Elle – 4 stars

Isabelle Huppert (nominated for best actress) is a successful video game designer who is, in the film’s first scene, brutally raped. The twist is that she is already so cynically wired and self-loathing that the act does not have the consequences one might expect.  In short, she’s a tough-as-nails cookie, central to the maintenance of her successful business, dolt of a son, needy ex-husband and outrageously libertine mother.  She is also brazenly selfish, carrying on an affair with the husband of her best friend, with whom she has an almost romantic relationship.

So, when her rapist begins to text her and even break into her house to leave “mementos”, she is as much intrigued as terrified.  The result is, at its best, a Hitchcockian sexual thriller and sly comedy of manners, and, when the mystery is solved, at worst, a smugly self-satisfied weirdo tale.  All in all, a solid film by Paul Verhoeven (Black Book, Robocop), who has made a career sticking his thumb in the eyes of traditional sexual mores, usually with a taste for the violent.  Huppert is nothing less than commanding.

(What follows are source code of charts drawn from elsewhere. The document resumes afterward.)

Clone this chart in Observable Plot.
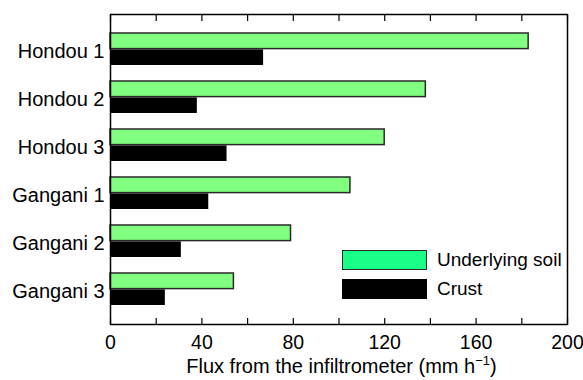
<!DOCTYPE html>
<html>
<head>
<meta charset="utf-8">
<script src="https://cdn.jsdelivr.net/npm/d3@7"></script>
<script src="https://cdn.jsdelivr.net/npm/@observablehq/plot@0.6"></script>
<style>
  html, body { margin: 0; padding: 0; background: #fff; }
  #wrap { position: relative; width: 583px; height: 380px; font-family: "Liberation Sans", Arial, sans-serif; color: #000; }
  #chart svg { display: block; }
  .title { position: absolute; left: 110px; width: 463px; top: 352px; height: 28px; text-align: center; font-size: 20px; line-height: 28px; white-space: nowrap; }
  .title sup { font-size: 13px; vertical-align: 8px; line-height: 0; }
  .legend { position: absolute; left: 342px; top: 250px; font-size: 19px; }
  .legend .row { display: flex; align-items: center; height: 20px; margin-bottom: 9px; }
  .legend .sw { width: 85px; height: 20px; box-sizing: border-box; margin-right: 10px; }
</style>
</head>
<body>
<div id="wrap">
  <div id="chart"></div>
  <div class="legend" id="legend"></div>
  <div class="title">Flux from the infiltrometer (mm h<sup>−1</sup>)</div>
</div>
<script>
// Infiltrometer flux by site, underlying soil vs surface crust (mm/h)
const sites = ["Hondou 1", "Hondou 2", "Hondou 3", "Gangani 1", "Gangani 2", "Gangani 3"];
const soilFlux = [183, 138, 120, 105, 79, 54];
const crustFlux = [67, 38, 51, 43, 31, 24];
const seriesNames = ["Underlying soil", "Crust"];
const xTickLabels = [0, 40, 80, 120, 160, 200];
const xTickMarks = [0, 20, 40, 60, 80, 100, 120, 140, 160, 180, 200];

const rows = sites.map((site, i) => ({site, soil: soilFlux[i], crust: crustFlux[i]}));

const width = 583, height = 352;
const marginTop = 14, marginBottom = 28, marginLeft = 110, marginRight = 16;
const bandPadding = 0.33;
// half of the band width, so the two bars of a site split it top/bottom
const innerH = height - marginTop - marginBottom;
const step = innerH / (sites.length - bandPadding + 2 * bandPadding);
const half = step * (1 - bandPadding) / 2;

const chart = Plot.plot({
  width, height, marginTop, marginBottom, marginLeft, marginRight,
  style: {fontFamily: "'Liberation Sans', Arial, sans-serif", fontSize: "19px", background: "#fff", color: "#000"},
  x: {domain: [0, 200]},
  y: {domain: sites, padding: bandPadding},
  marks: [
    Plot.barX(rows, {y: "site", x: "soil", fill: "#80ff80", stroke: "#2a2a2a", strokeWidth: 1.5, insetBottom: half}),
    Plot.barX(rows, {y: "site", x: "crust", fill: "#000", insetTop: half}),
    Plot.frame({stroke: "#000", strokeWidth: 1.5}),
    Plot.axisX(xTickMarks, {anchor: "bottom", tickSize: -6, tickFormat: () => "", label: null, strokeWidth: 1.2}),
    Plot.axisX(xTickMarks, {anchor: "top", tickSize: -6, tickFormat: () => "", label: null, strokeWidth: 1.2}),
    Plot.axisX(xTickLabels, {anchor: "bottom", tickSize: 0, tickPadding: 11, label: null, fontSize: 19.5}),
    Plot.axisY({anchor: "left", tickSize: 0, tickPadding: 6, label: null, fontSize: 20, dy: 2})
  ]
});
document.getElementById("chart").append(chart);

// legend drawn inside the plot's lower right
const swatches = ["#19ff88", "#000"];
const legend = document.getElementById("legend");
seriesNames.forEach((name, i) => {
  const row = document.createElement("div");
  row.className = "row";
  const sw = document.createElement("div");
  sw.className = "sw";
  sw.style.background = swatches[i];
  if (i === 0) sw.style.border = "1.5px solid #2a2a2a";
  const label = document.createElement("span");
  label.textContent = name;
  row.append(sw, label);
  legend.append(row);
});
</script>
</body>
</html>
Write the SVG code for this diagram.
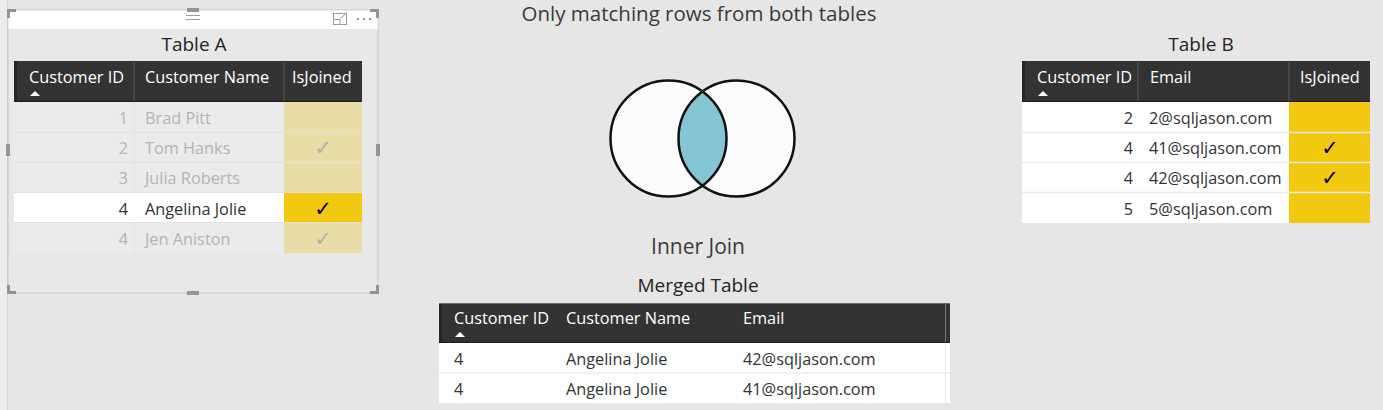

The politics of the film are also interesting. It has been dubbed by many critics as a “rape revenge” movie, but it is really a great deal more complicated than that.  I am guessing the moniker was affixed to ward off much of the picture’s untidy political incorrectness (as one progressive reviewer unsurprisingly notes, this is a “male filmmaker’s lurid, repeated depiction of violence against a female character, one who is defined, almost entirely, by her relationship with men, shown in nightmarish detail”).  If someone brought this baby on to an modern American campus, the viewers would likely be institutionalized and those responsible tarred and feathered.